Na ópera-bufa encenada na “reportagem”, todos esses respeitados intelectuais, de matizes ideológicos muito diferentes, aparecem como personagens duvidosos de um enredo caviloso destinado a conceder, de forma imprópria, o título de doutor a Mercadante. Como “provas”, se mencionam algumas amizades comuns e simpatias políticas. O fato concreto é que, da banca examinadora, apenas Ricardo Abramovay, suplente de Maria da Conceição Tavares, que não conseguiu comparecer, pode ser considerado “amigo” de Mercadante. Delfim Neto e Luiz Carlos Bresser Pereira, que também aprovaram a tese, jamais foram amigos de Mercadante. Por outro lado, não temos conhecimento de bancas examinadoras compostas por desafetos pessoais e políticos. Se Mercadante é amigo ou conta com a aprovação de alguns grandes intelectuais, ponto para ele. Observe-se que, à exceção de Maria da Conceição Tavares, que não participou da banca, nenhum desses intelectuais jamais foi membro ou militou pelo PT. Luiz Carlos Bresser Pereira, diga-se de passagem, foi um dos fundadores do PSDB. É inacreditável que a “reportagem”, na ânsia de desqualificar a tese não lida de Mercadante tenha procurado atacar, de forma tão baixa, pessoas tão qualificadas.

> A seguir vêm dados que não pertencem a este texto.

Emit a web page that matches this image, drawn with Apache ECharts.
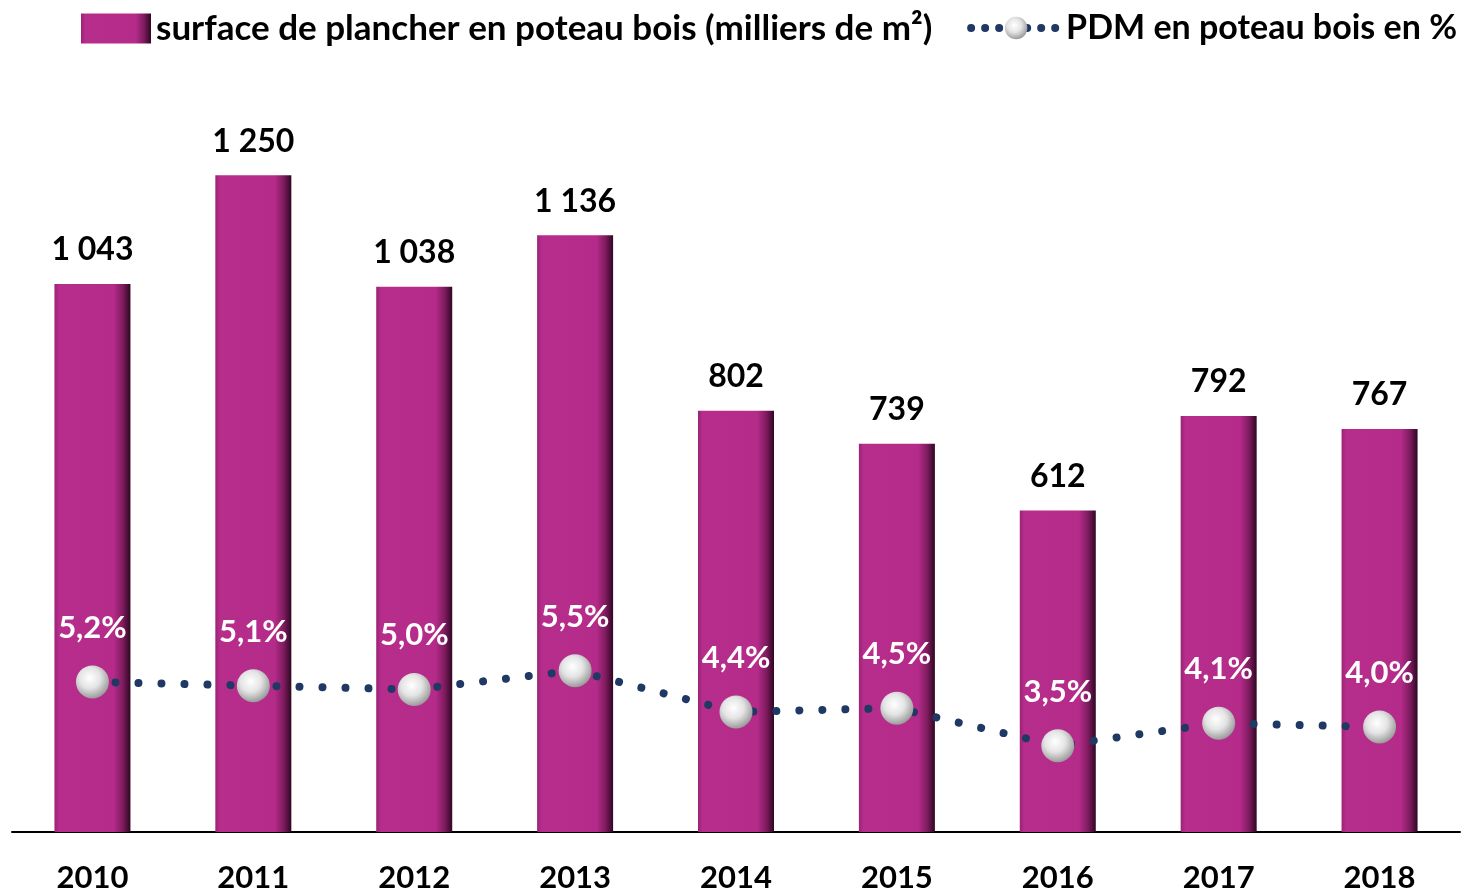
<!DOCTYPE html>
<html>
<head>
<meta charset="utf-8">
<title>Poteau bois</title>
<script src="https://cdn.jsdelivr.net/npm/echarts@6/dist/echarts.min.js"></script>
<style>
  html, body { margin: 0; padding: 0; background: #fff; }
  #chart { width: 1470px; height: 896px; }
</style>
</head>
<body>
<div id="chart"></div>
<script>
// data
var years = ['2010', '2011', '2012', '2013', '2014', '2015', '2016', '2017', '2018'];
var surface = [1043, 1250, 1038, 1136, 802, 739, 612, 792, 767];   // milliers de m²
var pdm = [5.2, 5.1, 5.0, 5.5, 4.4, 4.5, 3.5, 4.1, 4.0];           // %

var barName = 'surface de plancher en poteau bois (milliers de m²)';
var lineName = 'PDM en poteau bois en %';
var font = 'Lato, "Open Sans", sans-serif';

var chart = echarts.init(document.getElementById('chart'));

var barColor = new echarts.graphic.LinearGradient(0, 0, 1, 0, [
  { offset: 0, color: '#9a2276' },
  { offset: 0.06, color: '#b62d8b' },
  { offset: 0.78, color: '#b52b8a' },
  { offset: 0.9, color: '#7e1b5e' },
  { offset: 1, color: '#2e0722' }
]);
var ball = new echarts.graphic.RadialGradient(0.42, 0.38, 0.7, [
  { offset: 0, color: '#ffffff' },
  { offset: 0.45, color: '#e4e4e4' },
  { offset: 1, color: '#8a8a8a' }
]);

chart.setOption({
  animation: false,
  legend: [{
    data: [{ name: barName, icon: 'rect' }],
    left: 76,
    top: 6,
    itemWidth: 70,
    itemHeight: 30,
    itemGap: 8,
    textStyle: { fontFamily: font, fontWeight: 'bold', fontSize: 35, color: '#000' }
  }, {
    data: [lineName],
    right: 8,
    top: 6,
    itemWidth: 90,
    itemHeight: 28,
    itemGap: 8,
    lineStyle: { color: '#1f3864', width: 8, type: [0.01, 14], cap: 'round' },
    textStyle: { fontFamily: font, fontWeight: 'bold', fontSize: 34, color: '#000' }
  }],
  grid: { left: 12, right: 10, top: 44, bottom: 64, containLabel: false },
  xAxis: {
    type: 'category',
    data: years,
    axisLine: { lineStyle: { color: '#000', width: 2 } },
    axisTick: { show: false },
    axisLabel: { margin: 30, fontFamily: font, fontWeight: 'bold', fontSize: 31, color: '#000' }
  },
  yAxis: [{
    type: 'value', min: 0, max: 1500,
    show: false, splitLine: { show: false }
  }, {
    type: 'value', min: 1.2, max: 22.2,
    show: false, splitLine: { show: false }
  }],
  series: [{
    name: barName,
    type: 'bar',
    barWidth: 76,
    data: surface,
    itemStyle: { color: barColor },
    label: {
      show: true,
      position: 'top',
      distance: 18,
      fontFamily: font,
      fontWeight: 'bold',
      fontSize: 32,
      color: '#000',
      formatter: function (p) {
        return String(p.value).replace(/\B(?=(\d{3})+(?!\d))/g, ' ');
      }
    }
  }, {
    name: lineName,
    type: 'line',
    yAxisIndex: 1,
    data: pdm,
    symbol: 'circle',
    symbolSize: 33,
    itemStyle: { color: ball, borderWidth: 0 },
    lineStyle: { color: '#1f3864', width: 8, type: [0.01, 23], cap: 'round' },
    label: {
      show: true,
      position: 'top',
      distance: 22,
      fontFamily: font,
      fontWeight: 'bold',
      fontSize: 31,
      color: '#fff',
      formatter: function (p) {
        return p.value.toFixed(1).replace('.', ',') + '%';
      }
    },
    z: 5
  }]
});
</script>
</body>
</html>
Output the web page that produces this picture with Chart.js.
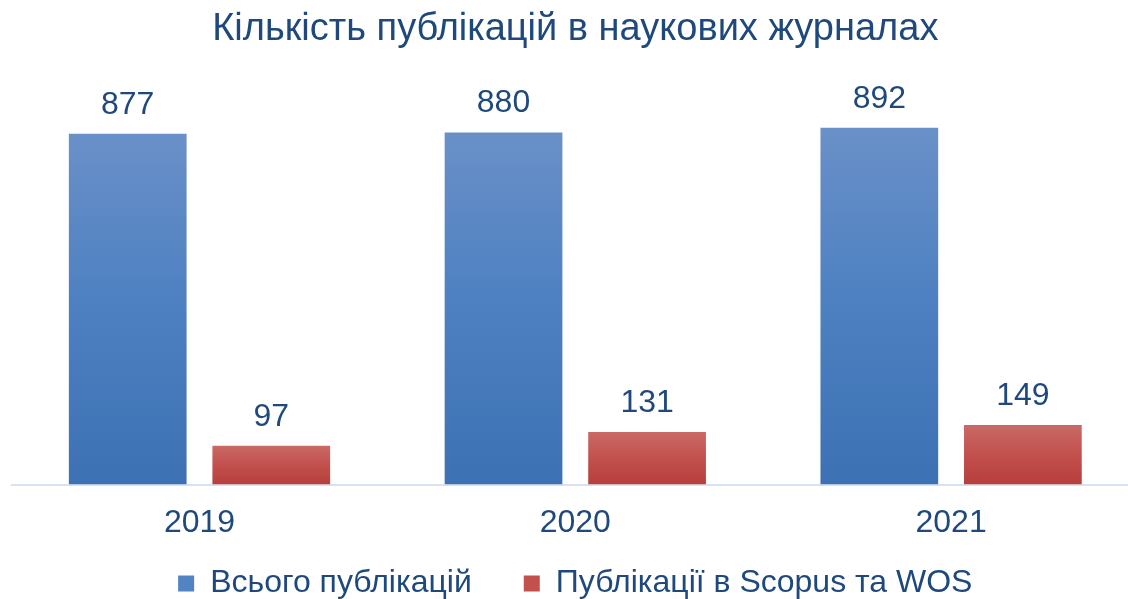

Talvez se Mercadante tivesse apresentado uma tese apenas com severas críticas ao governo Lula, a matéria fora de outro cariz, possivelmente com rasgados encômios ao autor, ao orientador e aos membros da banca.
A bem da verdade, a tese de Mercadante também analisa alguns gargalos, não suficientemente enfrentados pelo governo Lula, ao crescimento brasileiro e faz severas advertências sobre a possibilidade da interrupção do novo ciclo de desenvolvimento do país. O autor, caso tivesse lido a tese, poderia, ao menos, ter salientado esses pontos da obra, conforme as suas conveniências políticas.
É pena que revistas como Época não tenham se empenhado em promover um debate público sobre a tese. Debater idéias e argumentos é sempre uma boa forma de promover a democracia e nos engrandecer como cidadãos. Já atacar, em nível pessoal, quem tem posições discordantes, como faz o autor da “reportagem”, não engrandece ninguém. Como bem disse Gore Vidal a respeito de alguns republicanos, eles são pequenos, eles só são competentes para difamar pessoas.
Época e seu público mereciam algo melhor. Não custava muito. Bastava ter lido um dos parágrafos finais da obra, o qual afirma que:
…um dos objetivos desta tese é se contrapor à má-fé intelectual que se apoderou de alguns meios conservadores. Esperamos ter tido êxito, pelo menos nesse aspecto.
Pelo visto, Mercadante fracassou. Ainda tem gente que prefere a má-fé. Sem distinção.